Last year, a report by the Pacific Island Forum’s Fisheries Agency (FFA) showed that annual tuna harvested and transhipped in the Pacific involving IUU fishing between 2017 to 2019 was worth around US$333 million – 5 percent was due to illegal fishing or unlicensed fishing; 89 percent were misreporting or not reporting; and the remaining 6 percent were noncompliance with conditions of the fishing license.
“For small countries like us in the Pacific, many of us don’t have fleets. We rely on large distant water fishing nations who are coming to the Pacific to fish, but we should not allow this agreement to close the door to our government, who may wish to develop the fishing capacity in future to fish our fish, to process our own fish, and to have the fisheries sector contribute to the economic development of our country’s great job, attract investment and so forth,” Ambassador Falemaka said.
“We see the discipline on overfished stocks as an important contribution to assisting members in ensuring that subsidies to overfished stocks are not continued. At the same time, the Pacific is also a tropical multi-fishery. So, the non-tuna fisheries are also important to us for livelihood security for income generation, and so forth.
“The FFA report also showed that a higher proportion of longline fishing which occur in the Pacific on the high seas, where vessels can turn cheap catch, often at very limited monitoring in place and which could impact other migratory fish stocks in the high seas.” added Ambassador Falemaka.
Alieu Sowe, coordinator of the Gambia Fisherfolk Association who is also member of the Fish Smokers Association, World Forum of Fish Harvesters and Fish Workers, Africa Advisory Group on the implementation of small-scale fishers’ guidelines within Africa describes the negotiation of subsidies as a nightmare.
“Locally, we are seeing big fleets coming into our seas and even if our government apprehend them, the following week, you will see this ship again into the sea. So, what is the essence of the agreement? There is the need, at least to revisit this agreement to capture, to make sure that there is a fair play rather than special and differential treatment between the producers and the actors in the sector.”
WTO Director-General Ngozi re-emphasised the importance of the agreement at the closing session of MC 12.
“The agreement prohibits support for illegal, unreported and unregulated (IUU) fishing. It bans support for fishing in overfished stocks. And it takes a first but significant step forward to curb subsidies for overcapacity and overfishing by ending subsidies for fishing on the unregulated high seas,” Director-General Ngozi while noting the “positive” impact for 260 million people who depend on marine fisheries for their livelihood.

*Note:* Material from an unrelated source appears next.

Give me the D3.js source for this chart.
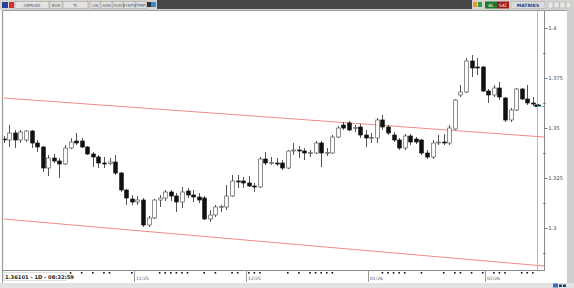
<!DOCTYPE html>
<html>
<head>
<meta charset="utf-8">
<script src="https://cdn.jsdelivr.net/npm/d3@7"></script>
<style>
  body { margin: 0; background: #fff; }
  svg { display: block; font-family: "DejaVu Sans", sans-serif; }
</style>
</head>
<body>
<div id="chart"></div>
<script>
// GBPUSD daily candles
var opens = [1.3445,1.344,1.3475,1.344,1.344,1.3485,1.3425,1.3405,1.330,1.335,
             1.3335,1.332,1.340,1.3435,1.3435,1.3405,1.337,1.3355,1.3325,1.3322,
             1.333,1.3275,1.319,1.3145,1.313,1.314,1.3015,1.305,1.314,1.315,
             1.318,1.316,1.313,1.3185,1.3165,1.3155,1.315,1.3045,1.3065,1.3105,
             1.3105,1.316,1.3235,1.3235,1.3225,1.321,1.3205,1.3345,1.3325,1.3325,
             1.3325,1.330,1.3385,1.339,1.3385,1.3375,1.3375,1.3425,1.3375,1.3375,
             1.3455,1.3515,1.3525,1.350,1.3505,1.3465,1.345,1.345,1.354,1.3505,
             1.3465,1.344,1.340,1.346,1.3445,1.344,1.3375,1.3355,1.3428,1.343,
             1.3425,1.3495,1.3665,1.368,1.3835,1.3805,1.3805,1.3685,1.3665,1.370,
             1.365,1.354,1.359,1.3695,1.3645,1.3625,1.3615];
var highs = [1.346,1.3515,1.349,1.349,1.349,1.349,1.344,1.341,1.3365,1.337,
             1.335,1.3415,1.345,1.3475,1.345,1.341,1.338,1.3365,1.3355,1.335,
             1.3365,1.328,1.3195,1.3165,1.316,1.315,1.306,1.3145,1.3165,1.319,
             1.319,1.3175,1.3205,1.320,1.319,1.3175,1.316,1.309,1.3115,1.3115,
             1.3215,1.3265,1.3265,1.3255,1.326,1.3225,1.3355,1.338,1.3355,1.335,
             1.334,1.339,1.3425,1.341,1.340,1.339,1.3435,1.3435,1.340,1.3465,
             1.351,1.353,1.3535,1.3515,1.352,1.349,1.3475,1.355,1.3565,1.3515,
             1.348,1.345,1.347,1.347,1.3455,1.3445,1.339,1.344,1.3465,1.347,
             1.3515,1.3645,1.3715,1.385,1.3865,1.385,1.381,1.3695,1.3715,1.373,
             1.3655,1.360,1.370,1.370,1.3715,1.3655,1.362];
var lows = [1.3425,1.3405,1.340,1.3425,1.343,1.340,1.338,1.328,1.326,1.3325,
            1.325,1.3315,1.3395,1.3415,1.340,1.3365,1.3305,1.330,1.330,1.3315,
            1.3265,1.318,1.3115,1.3115,1.3115,1.3005,1.3005,1.3045,1.3105,1.3135,
            1.3135,1.308,1.310,1.315,1.313,1.3125,1.304,1.303,1.3055,1.308,
            1.309,1.3155,1.320,1.320,1.3205,1.318,1.320,1.3315,1.3315,1.331,
            1.329,1.3295,1.3365,1.335,1.334,1.3355,1.337,1.3305,1.336,1.337,
            1.345,1.349,1.3485,1.348,1.345,1.3405,1.3425,1.3425,1.349,1.3465,
            1.343,1.339,1.339,1.3415,1.342,1.3365,1.3345,1.3345,1.3415,1.3415,
            1.3415,1.349,1.3655,1.3675,1.3755,1.3765,1.368,1.3625,1.3655,1.364,
            1.353,1.353,1.3585,1.364,1.3615,1.361,1.3605];
var closes = [1.344,1.3475,1.344,1.348,1.3485,1.3425,1.3405,1.330,1.335,1.3335,
              1.332,1.340,1.343,1.3425,1.3405,1.337,1.3355,1.3325,1.3322,1.333,
              1.3275,1.319,1.315,1.313,1.314,1.3015,1.305,1.314,1.315,1.318,
              1.316,1.313,1.318,1.3165,1.3155,1.314,1.3045,1.3065,1.3105,1.3108,
              1.316,1.3235,1.3232,1.3225,1.321,1.3205,1.3345,1.3325,1.3328,1.3322,
              1.330,1.3385,1.339,1.3388,1.3375,1.3378,1.3425,1.3375,1.3378,1.3455,
              1.350,1.350,1.349,1.3502,1.3465,1.345,1.3452,1.354,1.3505,1.3475,
              1.344,1.340,1.346,1.343,1.343,1.3375,1.3355,1.3425,1.343,1.3425,
              1.350,1.364,1.368,1.3835,1.380,1.3802,1.3685,1.3665,1.370,1.3655,
              1.354,1.359,1.3695,1.3645,1.3625,1.3622,1.36101];

// channel lines: [start index, start price, end index, end price]
var upperChannel = [0, 1.365, 97, 1.3455];
var lowerChannel = [0, 1.3045, 97, 1.281];

// axis ticks
var priceTicks = [1.3, 1.325, 1.35, 1.375, 1.4];
var minorTicks = [1.2875, 1.3125, 1.3375, 1.3625, 1.3875];
var eventMarks = [12,14,16,18,19,23,28,29,30,31,32,33,36,38,41,42,44,45,46,51,53,55,
                  56,57,58,59,68,69,70,71,72,75,79,81,82,84,86,88,89,90,93,94,95];

var firstDay = "2025-09-30", holidays = ["2025-12-25", "2026-01-01"];
var lastInfo = "1.36101 - 1D - 08:32:59";

var W = 574, H = 288;
var plot = {left: 3, right: 544, top: 11, bottom: 270};

// trading days (weekdays minus holidays) as the category axis
var parseDay = d3.utcParse("%Y-%m-%d"), fmtDay = d3.utcFormat("%Y-%m-%d");
var days = [], d = parseDay(firstDay);
while (days.length < closes.length) {
  var wd = d.getUTCDay();
  if (wd !== 0 && wd !== 6 && holidays.indexOf(fmtDay(d)) < 0) days.push(d);
  d = d3.utcDay.offset(d, 1);
}

var candles = closes.map(function(c, i) {
  return {date: days[i], i: i, open: opens[i], high: highs[i], low: lows[i], close: c};
});

var svg = d3.select("#chart").append("svg")
    .attr("width", W)
    .attr("height", H);

// setup x / y
var xScale = d3.scaleLinear().domain([0, 96]).range([3.7, 538.4]);
var yScale = d3.scaleLinear().domain([1.3, 1.4]).range([228, 28]);

// ---- toolbar ----
svg.append("rect").attr("x", 0).attr("y", 0).attr("width", W).attr("height", 10).attr("fill", "#d6d3ce");
svg.append("rect").attr("x", 157).attr("y", 0).attr("width", 315).attr("height", 9).attr("fill", "#474747");
svg.append("rect").attr("x", 2).attr("y", 2).attr("width", 6).attr("height", 6).attr("fill", "#2a3f9a");
svg.append("rect").attr("x", 9).attr("y", 2).attr("width", 5).attr("height", 6).attr("fill", "#d03030");

var tools = [
  {x: 15, w: 34, t: "GBPUSD"}, {x: 50, w: 12, t: "BUN"}, {x: 63, w: 25, t: "TL"},
  {x: 90, w: 10, t: "LIN"}, {x: 101, w: 11, t: "XAN"}, {x: 113, w: 10, t: "SVD"},
  {x: 124, w: 11, t: "SYNTH"}, {x: 136, w: 10, t: "TMP"}
];
var tb = svg.append("g").attr("class", "toolbar");
tb.selectAll("rect").data(tools).enter().append("rect")
    .attr("x", function(t) { return t.x; }).attr("y", 1.5)
    .attr("width", function(t) { return t.w; }).attr("height", 7)
    .attr("fill", "#e4e2de").attr("stroke", "#9a9a9a").attr("stroke-width", 0.5);
tb.selectAll("text").data(tools).enter().append("text")
    .attr("x", function(t) { return t.x + t.w / 2; }).attr("y", 7)
    .attr("text-anchor", "middle").attr("font-size", 4).attr("fill", "#556")
    .text(function(t) { return t.t; });
svg.append("rect").attr("x", 147).attr("y", 2).attr("width", 4).attr("height", 5).attr("fill", "#333");
svg.append("rect").attr("x", 151).attr("y", 2).attr("width", 5).attr("height", 5).attr("fill", "#3a8ad0");

// right side of toolbar
svg.append("rect").attr("x", 473).attr("y", 2).attr("width", 4).attr("height", 5).attr("fill", "#e0a020");
svg.append("rect").attr("x", 478).attr("y", 2).attr("width", 4).attr("height", 5).attr("fill", "#2e9a4a");
svg.append("rect").attr("x", 485).attr("y", 1.5).attr("width", 12).attr("height", 7).attr("fill", "#1f7a2f");
svg.append("text").attr("x", 491).attr("y", 7).attr("text-anchor", "middle").attr("font-size", 4.5).attr("fill", "#fff").text("AL");
svg.append("rect").attr("x", 497).attr("y", 1.5).attr("width", 12).attr("height", 7).attr("fill", "#a01818");
svg.append("text").attr("x", 503).attr("y", 7).attr("text-anchor", "middle").attr("font-size", 4.5).attr("fill", "#fff").text("SAT");
svg.append("rect").attr("x", 511).attr("y", 1.5).attr("width", 34).attr("height", 7).attr("fill", "#dcdcdc").attr("stroke", "#aaa").attr("stroke-width", 0.5);
svg.append("text").attr("x", 528).attr("y", 7).attr("text-anchor", "middle").attr("font-size", 4.5).attr("font-weight", "bold").attr("fill", "#2a3a80").text("MATRIKS");
[548, 554, 560, 566].forEach(function(bx) {
  svg.append("rect").attr("x", bx).attr("y", 2).attr("width", 5).attr("height", 6)
      .attr("fill", "#e8e8e8").attr("stroke", "#aaa").attr("stroke-width", 0.5);
});

// ---- frame ----
svg.append("rect").attr("x", 567).attr("y", 10).attr("width", 7).attr("height", 274).attr("fill", "#cfcfcf");
svg.append("rect").attr("x", 0).attr("y", 283).attr("width", W).attr("height", 5).attr("fill", "#e2e2e2");
svg.append("line").attr("x1", 2.5).attr("x2", 2.5).attr("y1", 10).attr("y2", 283).attr("stroke", "#9a9a9a").attr("stroke-width", 1.2);
svg.append("line").attr("x1", 2).attr("x2", 567).attr("y1", 10.5).attr("y2", 10.5).attr("stroke", "#9a9a9a");

// clip for plot area
svg.append("clipPath").attr("id", "plotclip").append("rect")
    .attr("x", plot.left + 0.5).attr("y", plot.top)
    .attr("width", plot.right - plot.left - 0.5).attr("height", plot.bottom - plot.top);

var g = svg.append("g").attr("clip-path", "url(#plotclip)");

// channel lines
[upperChannel, lowerChannel].forEach(function(c) {
  g.append("line")
      .attr("x1", xScale(c[0])).attr("y1", yScale(c[1]))
      .attr("x2", xScale(c[2])).attr("y2", yScale(c[3]))
      .attr("stroke", "#f08a8a").attr("stroke-width", 1);
});

// marker line at the last bar
svg.append("line").attr("x1", 537.5).attr("x2", 537.5).attr("y1", 11).attr("y2", plot.bottom)
    .attr("stroke", "#b8b8b8").attr("stroke-width", 1);

// draw candles
var bodyW = 3.6;
var candle = g.selectAll(".candle")
    .data(candles)
  .enter().append("g")
    .attr("class", "candle");

candle.append("line")
    .attr("x1", function(c) { return Math.round(xScale(c.i)) + 0.5; })
    .attr("x2", function(c) { return Math.round(xScale(c.i)) + 0.5; })
    .attr("y1", function(c) { return yScale(c.high); })
    .attr("y2", function(c) { return yScale(c.low); })
    .attr("stroke", "#555")
    .attr("stroke-width", 1);

candle.append("rect")
    .attr("x", function(c) { return Math.round(xScale(c.i)) + 0.5 - bodyW / 2; })
    .attr("y", function(c) { return yScale(Math.max(c.open, c.close)); })
    .attr("width", bodyW)
    .attr("height", function(c) { return Math.max(1, Math.abs(yScale(c.open) - yScale(c.close))); })
    .attr("fill", function(c) { return c.close >= c.open ? "#fff" : "#111"; })
    .attr("stroke", function(c) { return c.close >= c.open ? "#555" : "#111"; })
    .attr("stroke-width", 0.7);

// ---- y axis (right) ----
svg.append("line").attr("x1", plot.right + 0.5).attr("x2", plot.right + 0.5)
    .attr("y1", 11).attr("y2", plot.bottom).attr("stroke", "#8a8a8a");

var yAxis = d3.axisRight(yScale)
    .tickValues(priceTicks)
    .tickSize(3)
    .tickFormat(function(v) { return String(+v.toFixed(3)); });
var ya = svg.append("g")
    .attr("transform", "translate(" + (plot.right + 0.5) + ",0)")
    .call(yAxis);
ya.select(".domain").remove();
ya.selectAll("line").attr("stroke", "#777");
ya.selectAll("text").attr("font-size", 5).attr("fill", "#444").attr("x", 4)
    .attr("font-family", "DejaVu Sans, sans-serif");

svg.append("g").selectAll("line")
    .data(minorTicks)
  .enter().append("line")
    .attr("x1", plot.right - 1).attr("x2", plot.right + 2)
    .attr("y1", function(v) { return Math.round(yScale(v)) + 0.5; })
    .attr("y2", function(v) { return Math.round(yScale(v)) + 0.5; })
    .attr("stroke", "#888");

// last price marker
var last = candles[candles.length - 1];
svg.append("line").attr("x1", 538).attr("x2", plot.right)
    .attr("y1", Math.round(yScale(last.close)) + 0.5).attr("y2", Math.round(yScale(last.close)) + 0.5)
    .attr("stroke", "#5ccfe0");
svg.append("rect").attr("x", 534.5).attr("y", yScale(last.close) - 1.5)
    .attr("width", 3).attr("height", 2.5).attr("fill", "#111");

// ---- x axis (bottom) ----
svg.append("line").attr("x1", plot.left).attr("x2", plot.right + 1)
    .attr("y1", plot.bottom + 0.5).attr("y2", plot.bottom + 0.5).attr("stroke", "#8a8a8a");

svg.append("g").selectAll("rect")
    .data(eventMarks)
  .enter().append("rect")
    .attr("x", function(i) { return xScale(i) - 0.8; })
    .attr("y", plot.bottom + 2)
    .attr("width", 1.6).attr("height", 1.6)
    .attr("fill", "#111");

var fmtMonth = d3.utcFormat("%m/%y");
var monthStarts = candles.filter(function(c, i) {
  return i > 0 && c.date.getUTCMonth() !== candles[i - 1].date.getUTCMonth() && xScale(i) > 20;
});
var mt = svg.append("g").selectAll("g")
    .data(monthStarts)
  .enter().append("g")
    .attr("transform", function(c) { return "translate(" + (Math.round(xScale(c.i)) - 2.5) + "," + plot.bottom + ")"; });
mt.append("line").attr("y1", 0).attr("y2", 12).attr("stroke", "#999");
mt.append("text").attr("x", 1.5).attr("y", 10).attr("font-size", 4.5).attr("fill", "#555")
    .text(function(c) { return fmtMonth(c.date); });

// info box
svg.append("rect").attr("x", 4).attr("y", 272.5).attr("width", 62).attr("height", 8)
    .attr("fill", "#fff").attr("stroke", "#bbb").attr("stroke-width", 0.5);
svg.append("text").attr("x", 5).attr("y", 279).attr("font-size", 5.2).attr("font-weight", "bold")
    .attr("fill", "#222").text(lastInfo);

// bottom bar icons
svg.append("rect").attr("x", 553).attr("y", 283.5).attr("width", 5).attr("height", 4).attr("fill", "#3b6fc0");
svg.append("rect").attr("x", 559).attr("y", 284.5).attr("width", 3).attr("height", 2.5).attr("fill", "#1a3a80");
svg.append("rect").attr("x", 563).attr("y", 284.5).attr("width", 3).attr("height", 2.5).attr("fill", "#1a3a80");
</script>
</body>
</html>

But Pacific Network on Globalisation campaigner, Adam Wolfenden says the world body has a moral responsibility to consider the concerns of developing and least-developed countries, especially those from Pacific Island nations.

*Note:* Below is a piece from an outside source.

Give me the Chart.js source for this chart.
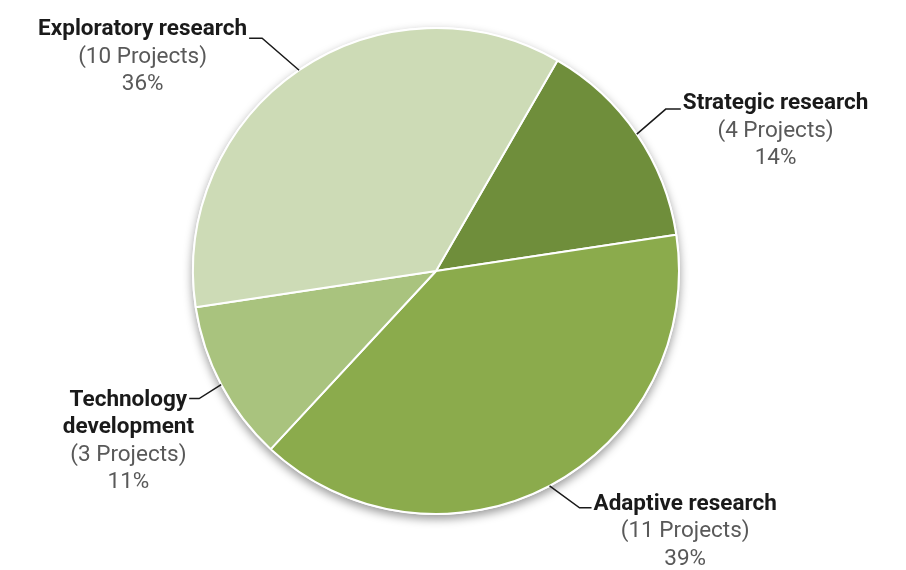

“The Pacific is responsible of 20 percent of the world’s economic exclusive zones and produces more than half of the world’s tuna, there cannot be an agreement that does not target the big, heavily subsidised vessels,” he says. “In its current form it doesn’t do this, if a future agreement does not effectively include over capacity and overfishing, then we have failed the mandate set by leaders.”
Pacific Island nations want an expanded interim fisheries subsidies agreement, which the World Trade Organisation is pushing its members to ratify within a year, to include prohibitions on subsidies that encourage “overcapacity and overfishing” which are key issues that plague the region. WTO members in the Pacific are Australia, Fiji, New Zealand, Papua New Guinea, Samoa, Solomon Islands, Tonga, and Vanuatu.